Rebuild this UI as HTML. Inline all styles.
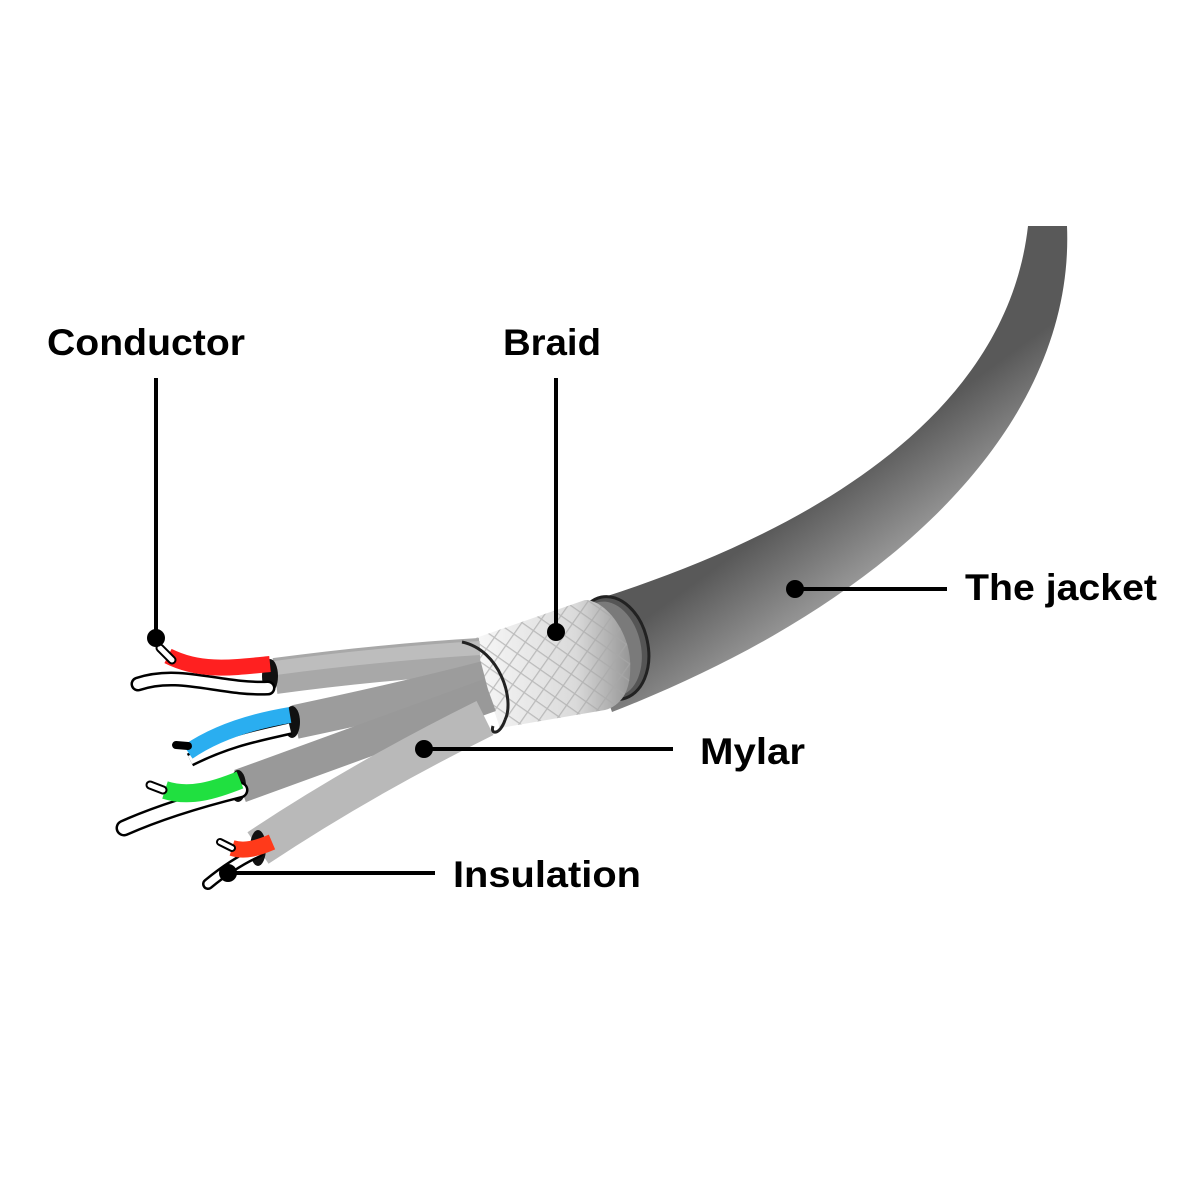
<!DOCTYPE html>
<html><head><meta charset="utf-8"><style>
html,body{margin:0;padding:0;background:#fff}
svg{display:block}
text{font-family:"Liberation Sans",sans-serif;font-weight:bold;font-size:37px;fill:#000}
</style></head><body>
<svg width="1200" height="1200" viewBox="0 0 1200 1200" xmlns="http://www.w3.org/2000/svg">
<defs>
<linearGradient id="jk2" gradientUnits="userSpaceOnUse" x1="850" y1="470" x2="930" y2="580">
<stop offset="0" stop-color="#595959"/><stop offset="0.6" stop-color="#8e8e8e"/><stop offset="1" stop-color="#b0b0b0"/>
</linearGradient>
<linearGradient id="br" gradientUnits="userSpaceOnUse" x1="480" y1="0" x2="640" y2="0">
<stop offset="0" stop-color="#f6f6f6"/><stop offset="0.6" stop-color="#dadada"/><stop offset="1" stop-color="#8a8a8a"/>
</linearGradient>
<pattern id="mesh" width="14" height="14" patternUnits="userSpaceOnUse" patternTransform="rotate(35)">
<path d="M0 0H14M0 0V14" stroke="#a8a8a8" stroke-width="2.5" fill="none"/>
</pattern>
</defs>

<path d="M1028,226 C1005,430 780,545 575,606 L612,712 C900,600 1075,420 1067,226 Z" fill="url(#jk2)"/>
<ellipse cx="612" cy="648" rx="36" ry="52" transform="rotate(-12 612 648)" fill="#555" stroke="#222" stroke-width="3"/>
<ellipse cx="609" cy="649" rx="32" ry="48" transform="rotate(-12 609 649)" fill="#7a7a7a"/>

<path d="M470,640 L585,600 C605,600 628,630 630,660 C632,690 622,705 605,710 L500,728 Z" fill="url(#br)"/>
<path d="M470,640 L585,600 C605,600 628,630 630,660 C632,690 622,705 605,710 L500,728 Z" fill="url(#mesh)" opacity="0.7"/>

<path d="M275,676 Q380,662 480,656" stroke="#a8a8a8" stroke-width="36" fill="none"/>
<path d="M275,668 Q380,654 480,648" stroke="#bdbdbd" stroke-width="14" fill="none"/>
<path d="M295,722 Q400,700 485,678" stroke="#9c9c9c" stroke-width="34" fill="none"/>
<path d="M240,786 Q360,742 490,695" stroke="#999" stroke-width="34" fill="none"/>
<path d="M258,848 Q360,780 485,718" stroke="#b9b9b9" stroke-width="38" fill="none"/>
<path d="M462,642 C500,650 515,700 505,720 M505,720 C500,735 490,735 493,726" stroke="#222" stroke-width="3" fill="none"/>

<ellipse cx="270" cy="676" rx="8" ry="17" fill="#111"/>
<ellipse cx="292" cy="722" rx="8" ry="16" fill="#111"/>
<ellipse cx="238" cy="786" rx="8" ry="16" fill="#111"/>
<ellipse cx="258" cy="848" rx="8" ry="18" fill="#111"/>

<path d="M138,684 C180,670 220,690 268,688" stroke="#000" stroke-width="15" fill="none" stroke-linecap="round"/>
<path d="M138,684 C180,670 220,690 268,688" stroke="#fff" stroke-width="10" fill="none" stroke-linecap="round"/>
<path d="M168,656 C200,672 230,668 270,664" stroke="#ff2020" stroke-width="16" fill="none"/>
<path d="M160,648 L172,660" stroke="#000" stroke-width="9" stroke-linecap="round"/>
<path d="M160,648 L172,660" stroke="#fff" stroke-width="5" stroke-linecap="round"/>

<path d="M190,760 C230,740 260,735 290,728" stroke="#000" stroke-width="14" fill="none"/>
<path d="M190,760 C230,740 260,735 290,728" stroke="#fff" stroke-width="9" fill="none"/>
<path d="M188,752 C220,730 260,720 290,715" stroke="#2aaef0" stroke-width="16" fill="none"/>
<path d="M176,745 L188,746" stroke="#000" stroke-width="8" stroke-linecap="round"/>

<path d="M124,828 C160,812 200,800 240,790" stroke="#000" stroke-width="17" fill="none" stroke-linecap="round"/>
<path d="M124,828 C160,812 200,800 240,790" stroke="#fff" stroke-width="12" fill="none" stroke-linecap="round"/>
<path d="M165,790 C190,798 215,790 240,780" stroke="#20e040" stroke-width="18" fill="none"/>
<path d="M150,785 L163,790" stroke="#000" stroke-width="9" stroke-linecap="round"/>
<path d="M150,785 L163,790" stroke="#fff" stroke-width="5" stroke-linecap="round"/>

<path d="M208,884 C225,870 240,860 258,852" stroke="#000" stroke-width="12" fill="none" stroke-linecap="round"/>
<path d="M208,884 C225,870 240,860 258,852" stroke="#fff" stroke-width="7" fill="none" stroke-linecap="round"/>
<path d="M232,848 C245,852 258,848 272,842" stroke="#ff3a1a" stroke-width="16" fill="none"/>
<path d="M220,842 L232,848" stroke="#000" stroke-width="8" stroke-linecap="round"/>
<path d="M220,842 L232,848" stroke="#fff" stroke-width="4" stroke-linecap="round"/>

<g stroke="#000" stroke-width="4">
<line x1="156" y1="378" x2="156" y2="638"/>
<line x1="556" y1="378" x2="556" y2="632"/>
<line x1="795" y1="589" x2="947" y2="589"/>
<line x1="424" y1="749" x2="673" y2="749"/>
<line x1="228" y1="873" x2="435" y2="873"/>
</g>
<g fill="#000">
<circle cx="156" cy="638" r="9"/>
<circle cx="556" cy="632" r="9"/>
<circle cx="795" cy="589" r="9"/>
<circle cx="424" cy="749" r="9"/>
<circle cx="228" cy="873" r="9"/>
</g>

<text x="47" y="355" textLength="198" lengthAdjust="spacingAndGlyphs">Conductor</text>
<text x="503" y="355" textLength="98" lengthAdjust="spacingAndGlyphs">Braid</text>
<text x="965" y="600" textLength="192" lengthAdjust="spacingAndGlyphs">The jacket</text>
<text x="700" y="764" textLength="105" lengthAdjust="spacingAndGlyphs">Mylar</text>
<text x="453" y="887" textLength="188" lengthAdjust="spacingAndGlyphs">Insulation</text>
</svg>
</body></html>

------------

**What you should do**
Print out the whole of the material word for word, without pictures.

**Written answer**
Rebuild this UI as HTML. Inline all styles.
<!DOCTYPE html>
<html><head><meta charset="utf-8"><style>
html,body{margin:0;padding:0;background:#fff}
svg{display:block}
text{font-family:"Liberation Sans",sans-serif;font-weight:bold;font-size:37px;fill:#000}
</style></head><body>
<svg width="1200" height="1200" viewBox="0 0 1200 1200" xmlns="http://www.w3.org/2000/svg">
<defs>
<linearGradient id="jk2" gradientUnits="userSpaceOnUse" x1="850" y1="470" x2="930" y2="580">
<stop offset="0" stop-color="#595959"/><stop offset="0.6" stop-color="#8e8e8e"/><stop offset="1" stop-color="#b0b0b0"/>
</linearGradient>
<linearGradient id="br" gradientUnits="userSpaceOnUse" x1="480" y1="0" x2="640" y2="0">
<stop offset="0" stop-color="#f6f6f6"/><stop offset="0.6" stop-color="#dadada"/><stop offset="1" stop-color="#8a8a8a"/>
</linearGradient>
<pattern id="mesh" width="14" height="14" patternUnits="userSpaceOnUse" patternTransform="rotate(35)">
<path d="M0 0H14M0 0V14" stroke="#a8a8a8" stroke-width="2.5" fill="none"/>
</pattern>
</defs>

<path d="M1028,226 C1005,430 780,545 575,606 L612,712 C900,600 1075,420 1067,226 Z" fill="url(#jk2)"/>
<ellipse cx="612" cy="648" rx="36" ry="52" transform="rotate(-12 612 648)" fill="#555" stroke="#222" stroke-width="3"/>
<ellipse cx="609" cy="649" rx="32" ry="48" transform="rotate(-12 609 649)" fill="#7a7a7a"/>

<path d="M470,640 L585,600 C605,600 628,630 630,660 C632,690 622,705 605,710 L500,728 Z" fill="url(#br)"/>
<path d="M470,640 L585,600 C605,600 628,630 630,660 C632,690 622,705 605,710 L500,728 Z" fill="url(#mesh)" opacity="0.7"/>

<path d="M275,676 Q380,662 480,656" stroke="#a8a8a8" stroke-width="36" fill="none"/>
<path d="M275,668 Q380,654 480,648" stroke="#bdbdbd" stroke-width="14" fill="none"/>
<path d="M295,722 Q400,700 485,678" stroke="#9c9c9c" stroke-width="34" fill="none"/>
<path d="M240,786 Q360,742 490,695" stroke="#999" stroke-width="34" fill="none"/>
<path d="M258,848 Q360,780 485,718" stroke="#b9b9b9" stroke-width="38" fill="none"/>
<path d="M462,642 C500,650 515,700 505,720 M505,720 C500,735 490,735 493,726" stroke="#222" stroke-width="3" fill="none"/>

<ellipse cx="270" cy="676" rx="8" ry="17" fill="#111"/>
<ellipse cx="292" cy="722" rx="8" ry="16" fill="#111"/>
<ellipse cx="238" cy="786" rx="8" ry="16" fill="#111"/>
<ellipse cx="258" cy="848" rx="8" ry="18" fill="#111"/>

<path d="M138,684 C180,670 220,690 268,688" stroke="#000" stroke-width="15" fill="none" stroke-linecap="round"/>
<path d="M138,684 C180,670 220,690 268,688" stroke="#fff" stroke-width="10" fill="none" stroke-linecap="round"/>
<path d="M168,656 C200,672 230,668 270,664" stroke="#ff2020" stroke-width="16" fill="none"/>
<path d="M160,648 L172,660" stroke="#000" stroke-width="9" stroke-linecap="round"/>
<path d="M160,648 L172,660" stroke="#fff" stroke-width="5" stroke-linecap="round"/>

<path d="M190,760 C230,740 260,735 290,728" stroke="#000" stroke-width="14" fill="none"/>
<path d="M190,760 C230,740 260,735 290,728" stroke="#fff" stroke-width="9" fill="none"/>
<path d="M188,752 C220,730 260,720 290,715" stroke="#2aaef0" stroke-width="16" fill="none"/>
<path d="M176,745 L188,746" stroke="#000" stroke-width="8" stroke-linecap="round"/>

<path d="M124,828 C160,812 200,800 240,790" stroke="#000" stroke-width="17" fill="none" stroke-linecap="round"/>
<path d="M124,828 C160,812 200,800 240,790" stroke="#fff" stroke-width="12" fill="none" stroke-linecap="round"/>
<path d="M165,790 C190,798 215,790 240,780" stroke="#20e040" stroke-width="18" fill="none"/>
<path d="M150,785 L163,790" stroke="#000" stroke-width="9" stroke-linecap="round"/>
<path d="M150,785 L163,790" stroke="#fff" stroke-width="5" stroke-linecap="round"/>

<path d="M208,884 C225,870 240,860 258,852" stroke="#000" stroke-width="12" fill="none" stroke-linecap="round"/>
<path d="M208,884 C225,870 240,860 258,852" stroke="#fff" stroke-width="7" fill="none" stroke-linecap="round"/>
<path d="M232,848 C245,852 258,848 272,842" stroke="#ff3a1a" stroke-width="16" fill="none"/>
<path d="M220,842 L232,848" stroke="#000" stroke-width="8" stroke-linecap="round"/>
<path d="M220,842 L232,848" stroke="#fff" stroke-width="4" stroke-linecap="round"/>

<g stroke="#000" stroke-width="4">
<line x1="156" y1="378" x2="156" y2="638"/>
<line x1="556" y1="378" x2="556" y2="632"/>
<line x1="795" y1="589" x2="947" y2="589"/>
<line x1="424" y1="749" x2="673" y2="749"/>
<line x1="228" y1="873" x2="435" y2="873"/>
</g>
<g fill="#000">
<circle cx="156" cy="638" r="9"/>
<circle cx="556" cy="632" r="9"/>
<circle cx="795" cy="589" r="9"/>
<circle cx="424" cy="749" r="9"/>
<circle cx="228" cy="873" r="9"/>
</g>

<text x="47" y="355" textLength="198" lengthAdjust="spacingAndGlyphs">Conductor</text>
<text x="503" y="355" textLength="98" lengthAdjust="spacingAndGlyphs">Braid</text>
<text x="965" y="600" textLength="192" lengthAdjust="spacingAndGlyphs">The jacket</text>
<text x="700" y="764" textLength="105" lengthAdjust="spacingAndGlyphs">Mylar</text>
<text x="453" y="887" textLength="188" lengthAdjust="spacingAndGlyphs">Insulation</text>
</svg>
</body></html>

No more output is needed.